Relvas e Botton, ambos administradores da Logoplaste, confirmaram ao Expresso que geriram offshores para o processo de internacionalização da empresa. Paralelamente, Botton criou uma offshore para gerir a fortuna imobiliária da família, empresa que foi repatriada em 2010, durante a vigência do RERT II. Almeida foi beneficiário de duas offshores com sede no Panamá entre 2005 e 2009, tendo depois criado outra offshore ainda ativa com sede na Suíça. Já António Alvim Champalimaud criou as suas offshore em 2018, que se mantêm ativas.

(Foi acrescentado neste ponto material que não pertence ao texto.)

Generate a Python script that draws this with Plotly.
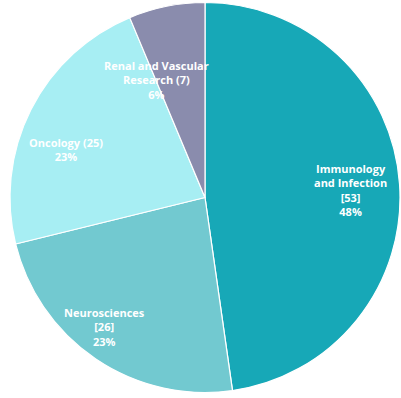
import plotly.graph_objects as go

# Research areas and project counts
areas = ["Immunology and Infection", "Neurosciences", "Oncology", "Renal and Vascular Research"]
counts = [53, 26, 25, 7]
colors = ["#17A8B7", "#72C9D0", "#A7EEF3", "#8A8CAD"]

# Label text per slice and where it sits (pixel position on the page)
label_lines = [
    ["Immunology", "and Infection", "[{c}]", "{p}%"],
    ["Neurosciences", "[{c}]", "{p}%"],
    ["Oncology ({c})", "{p}%"],
    ["Renal and Vascular", "Research ({c})", "{p}%"],
]
label_xy = [(350, 190), (104, 327), (66, 149), (156, 80)]

total = sum(counts)
W, H = 401, 398

fig = go.Figure(
    go.Pie(
        labels=areas,
        values=counts,
        sort=False,
        direction="clockwise",
        rotation=0,
        marker=dict(colors=colors, line=dict(color="white", width=1.2)),
        textinfo="none",
        hoverinfo="label+value+percent",
        domain=dict(x=[10 / W, 400 / W], y=[4.5 / H, 396.5 / H]),
        showlegend=False,
    )
)

for lines, c, (x, y) in zip(label_lines, counts, label_xy):
    pct = round(100 * c / total)
    text = "<br>".join(l.format(c=c, p=pct) for l in lines)
    fig.add_annotation(
        x=x / W, y=1 - y / H, xref="paper", yref="paper",
        text=text, showarrow=False,
        font=dict(family="Open Sans", size=11, color="white", weight="bold"),
        align="center", xanchor="center", yanchor="middle",
    )

fig.update_layout(
    width=W, height=H,
    margin=dict(l=0, r=0, t=0, b=0),
    paper_bgcolor="white",
    plot_bgcolor="white",
)

fig.write_html("out.html")
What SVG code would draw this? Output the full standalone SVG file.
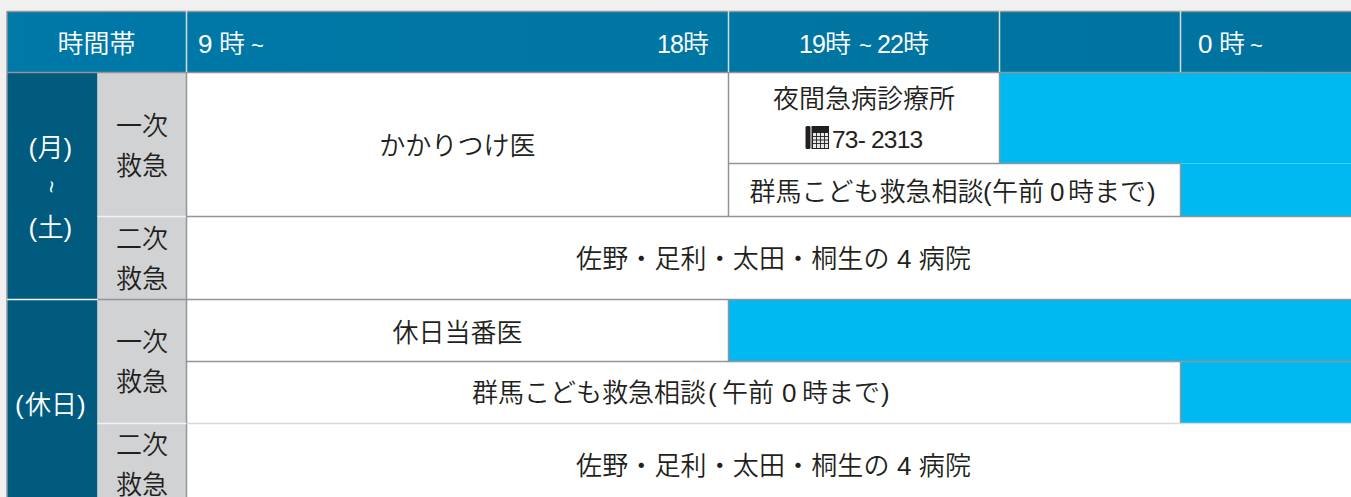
<svg xmlns="http://www.w3.org/2000/svg" width="1351" height="497" viewBox="0 0 1351 497">
<style>
text{font-family:"Liberation Sans","Noto Sans CJK JP",sans-serif;font-size:26px;font-weight:350;fill:#231f20;text-anchor:middle}
.w{fill:#fff}
.l{text-anchor:start}
.d{letter-spacing:-1px;font-size:25px}
.g{stroke:#939598;stroke-width:1.5;fill:none}
.h{stroke:#d8dadc;stroke-width:1.5;fill:none}
.e{stroke:#f1f2f2;stroke-width:1.5;fill:none}
</style>
<defs><linearGradient id="hd" x1="0" x2="1" y1="0" y2="0"><stop offset="0" stop-color="#0079a8"/><stop offset="1" stop-color="#00739f"/></linearGradient></defs>
<rect width="1351" height="497" fill="#f0f0f0"/>
<rect x="7" y="11" width="1344" height="486" fill="#fff"/>
<g id="header">
<rect x="7" y="11" width="1344" height="61.500" fill="url(#hd)"/>
<text class="w" x="96.500" y="53">時間帯</text>
<text class="w l" x="198" y="53">9<tspan x="219">時</tspan><tspan x="251" font-size="22">~</tspan></text>
<text class="w l" x="657" y="53"><tspan class="d">18</tspan><tspan x="683">時</tspan></text>
<text class="w l" x="799" y="53"><tspan class="d">19</tspan><tspan x="825">時</tspan><tspan x="859" font-size="22">~</tspan><tspan class="d" x="877">22</tspan><tspan x="903">時</tspan></text>
<text class="w l" x="1198" y="53">0<tspan x="1219">時</tspan><tspan x="1250" font-size="22">~</tspan></text>
</g>
<g id="day-weekday">
<rect x="7" y="72.500" width="90.500" height="227" fill="#005b7f"/>
<text class="w l" x="28.500" y="157">(<tspan x="37.500">月</tspan><tspan x="63.500">)</tspan></text>
<text class="w" transform="translate(50.500 187) rotate(90)" y="7" style="font-size:22px">~</text>
<text class="w l" x="28.500" y="237">(<tspan x="37.500">土</tspan><tspan x="63.500">)</tspan></text>
</g>
<g id="day-holiday">
<rect x="7" y="299.500" width="90.500" height="197.500" fill="#005b7f"/>
<text class="w l" x="15" y="414">(<tspan x="25">休日</tspan><tspan x="77">)</tspan></text>
</g>
<g id="level-cells">
<rect x="97.500" y="72.500" width="89" height="424.500" fill="#d1d2d4"/>
<text x="142" y="135">一次</text>
<text x="142" y="175">救急</text>
<text x="142" y="248">二次</text>
<text x="142" y="288">救急</text>
<text x="142" y="351">一次</text>
<text x="142" y="391">救急</text>
<text x="142" y="454">二次</text>
<text x="142" y="494">救急</text>
</g>
<g id="blue-cells" fill="#00b9f1">
<rect x="999.500" y="72.500" width="351.500" height="91"/>
<rect x="1180.500" y="163.500" width="170.500" height="53"/>
<rect x="728.500" y="299.500" width="622.500" height="62"/>
<rect x="1180.500" y="361.500" width="170.500" height="62"/>
</g>
<g id="connectors">
<path class="g" d="M7 11.500H1351M7 72.500H1351M7 11V497"/>
<path class="h" d="M186.500 11V72M728.500 11V72M999.500 11V72M1180.500 11V72"/>
<path class="g" d="M186.500 72.500V497M728.500 72.500V216.500M999.500 72.500V163.500M1180.500 163.500V216.500M728.500 163.500H1180.500M186.500 216.500H1351M97.500 299.500H1351M186.500 361.500H1351M728.500 299.500V361.500M1180.500 361.500V423.500"/>
<path class="e" d="M97.500 216.500H186M7 299.500H97.500M97.500 423.500H186"/>
<path class="h" d="M186.500 423.500H1351"/>
</g>
<g id="cell-family"><text x="457.500" y="155">かかりつけ医</text></g>
<g id="cell-night">
<text x="864" y="108">夜間急病診療所</text>
<text class="l" x="832" y="148" style="font-size:24.500px;letter-spacing:-.8px">73- 2313</text>
<g id="phone-icon">
<rect x="805.500" y="126" width="5" height="23" rx="1.500" fill="#231f20"/>
<rect x="811.500" y="126" width="17.500" height="23" fill="#231f20"/>
<rect x="813" y="133" width="15" height="15" fill="#e6e7e8"/>
<path d="M813 136.500H828M813 140H828M813 143.500H828M816.500 133V148M820.500 133V148M824.500 133V148" stroke="#231f20" stroke-width=".9" fill="none"/>
</g>
</g>
<g id="cell-consult"><text class="l" x="749.500" y="201">群馬こども救急相談<tspan x="983">(</tspan><tspan x="992">午前</tspan><tspan x="1050">0</tspan><tspan x="1068">時まで</tspan><tspan x="1147">)</tspan></text></g>
<g id="cell-hospitals"><text x="773.500" y="268" textLength="395">佐野・足利・太田・桐生の 4 病院</text></g>
<g id="cell-holiday"><text x="457.500" y="342">休日当番医</text></g>
<g id="cell-consult-2"><text class="l" x="472" y="402">群馬こども救急相談<tspan x="708">(</tspan><tspan x="722">午前</tspan><tspan x="782">0</tspan><tspan x="802">時まで</tspan><tspan x="881">)</tspan></text></g>
<g id="cell-hospitals-2"><text x="773.500" y="475" textLength="395">佐野・足利・太田・桐生の 4 病院</text></g>
</svg>
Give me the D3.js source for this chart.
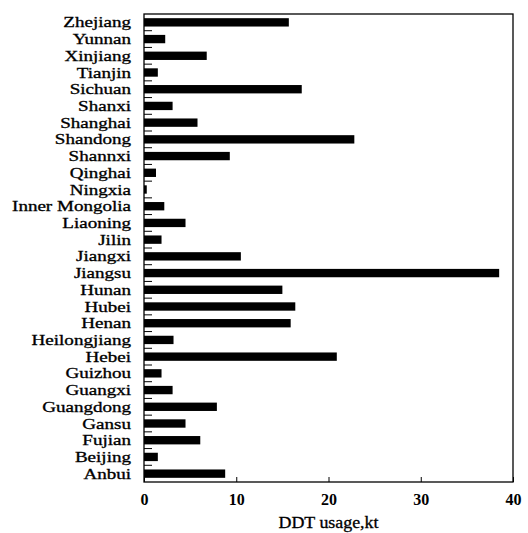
<!DOCTYPE html>
<html><head><meta charset="utf-8">
<script src="https://cdn.jsdelivr.net/npm/d3@7"></script>
<style>body{margin:0;background:#fff}</style>
</head><body>
<svg id="c" width="528" height="533"></svg>
<script>
const provinces = ["Zhejiang","Yunnan","Xinjiang","Tianjin","Sichuan","Shanxi","Shanghai","Shandong","Shannxi","Qinghai","Ningxia","Inner Mongolia","Liaoning","Jilin","Jiangxi","Jiangsu","Hunan","Hubei","Henan","Heilongjiang","Hebei","Guizhou","Guangxi","Guangdong","Gansu","Fujian","Beijing","Anbui"];
const usage = [15.7,2.3,6.8,1.5,17.1,3.1,5.8,22.8,9.3,1.3,0.3,2.2,4.5,1.9,10.5,38.5,15.0,16.4,15.9,3.2,20.9,1.9,3.1,7.9,4.5,6.1,1.5,8.8];
const xTicks = [0,10,20,30,40];
const xTitle = "DDT usage,kt";

const m = {l:144, r:513, t:14, b:482};
const svg = d3.select("#c");
const font = "'Liberation Serif', 'Times New Roman', serif";
const x = d3.scaleLinear().domain([0,40]).range([m.l, m.r]);
const y = d3.scaleBand().domain(provinces).range([m.t, m.b]).paddingInner(0.5).paddingOuter(0.25);

svg.append("g").selectAll("rect").data(provinces).join("rect")
  .attr("x", x(0)).attr("y", d => y(d))
  .attr("width", (d,i) => x(usage[i]) - x(0))
  .attr("height", y.bandwidth()).attr("fill", "#000");

// frame
svg.append("rect").attr("x", m.l).attr("y", m.t).attr("width", m.r-m.l).attr("height", m.b-m.t)
  .attr("fill","none").attr("stroke","#000").attr("stroke-width",1.3);

// y ticks at band boundaries (inward)
const bounds = d3.range(provinces.length+1).map(i => m.t + i*(m.b-m.t)/provinces.length);
svg.append("g").selectAll("line").data(bounds.slice(1,-1)).join("line")
  .attr("x1", m.l).attr("x2", m.l+8).attr("y1", d=>d).attr("y2", d=>d)
  .attr("stroke","#000").attr("stroke-width",1);

const xa = d3.axisBottom(x).tickValues(xTicks).tickSizeInner(-5).tickSizeOuter(0).tickPadding(12);
const gx = svg.append("g").attr("transform",`translate(0,${m.b})`).call(xa);
gx.select(".domain").remove();
gx.selectAll("text").attr("font-family", font).attr("font-size", 16).attr("font-weight","bold").attr("fill","#000");

const ya = d3.axisLeft(y).tickSize(0).tickPadding(13);
const gy = svg.append("g").attr("transform",`translate(${m.l},0)`).call(ya);
gy.select(".domain").remove();
gy.selectAll("text").attr("font-family", font).attr("font-size", 14).attr("fill","#000").attr("dy","0.36em")
  .attr("stroke","#000").attr("stroke-width",0.3)
  .each(function(){ const w = this.getComputedTextLength(); d3.select(this).attr("textLength", w*1.36).attr("lengthAdjust","spacingAndGlyphs"); });

const t = svg.append("text").attr("x", (m.l+m.r)/2).attr("y", 528).attr("text-anchor","middle")
  .attr("font-family", font).attr("font-size", 16).attr("stroke","#000").attr("stroke-width",0.3).text(xTitle);
t.attr("textLength", 100).attr("lengthAdjust","spacingAndGlyphs");
</script>
</body></html>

O estranho silêncio seletivo do Observador, Correio da Manhã, Sábado ou Jornal de Negócios
Todas as revelações dos Pandora Papers refletiram-se em notícias dedicadas no Observador, fossem nacionais ou internacionais. "Tudo o que tem de saber sobre os Pandora Papers", pode ler-se num podcast dedicado. "Investigação sobre paraísos fiscais menciona três políticos portugueses", lê-se noutro título. "Manuel Pinho, Morais Sarmento e Vitalino Canas mencionados em nova investigação jornalística", lê-se ainda noutro. Ou ainda, "Shakira, Guardiola e Julio Iglesias entre as estrelas internacionais que usaram offshores para negócios".
Também o Correio da Manhã, tal como a Sábado ou o Jornal de Negócios, deu grande destaque às primeiras revelações dos Pandora Papers relativas a Portugal. "Pandora Papers: Riqueza oculta apanha três políticos portugueses. Saiba quem são", pode ler-se num dos primeiros títulos de 4 de outubro. "Consórcio de jornalistas revela que 14 líderes mundiais esconderam fortuna", lê-se noutro. Ou dina, "Finanças vigiam nomes dos donos de offshores".
No entanto, sobre Relvas, Botton ou Champalimaud ou mesmo Paulo Fernandes, não se encontra qualquer referência.
Depois do Expresso e do Esquerda.net noticiarem as relações dos patrões destes órgãos de comunicação social a offshores, apenas a TSF e Jornal de Notícias o fizeram também.
Do mesmo modo, apesar da preocupação com políticos portugueses, nenhuma destas publicações se preocupou também em fazer referência às offshores da família Soares dos Santos.
O Jornal de Negócios dedicou a Filipe de Botton uma longa e detalhada biografia sobre o sucesso da Logoplaste, publicada em fevereiro de 2020 com o título "A Plasticidade da família Botton", escolha retroativamente irónica. Em nenhum momento é referido o recurso a offshores para a estratégia de internacionalização da empresa que, depois questionado pelo Expresso, Botton justificou como absolutamente normal e consentâneo com empresas internacionais.
Paulo Fernandes, Relvas e Botton foram todos condecorados por Cavaco Silva enquanto Presidente da República com a Grã-Cruz de Mérito Industrial ou de Internacionalização. Esta ligação reflete-se em 2016 numa iniciativa conjunta entre o Jornal de Negócios e o Novo Banco para premiar uma nova geração de gestores.
Na sessão, Paulo Fernandes teceu considerações sobre o país, considerando que, no passado, "pusemos muitos ovos em poucos cestos. E escolhemos os cestos errados", como Angola ou Brasil. Por seu lado, Filipe de Botton disse que "hoje, os empresários têm uma competência que não é igual há 25 anos. A minha geração é medíocre. Temos dificuldade em sair da nossa zona de conforto".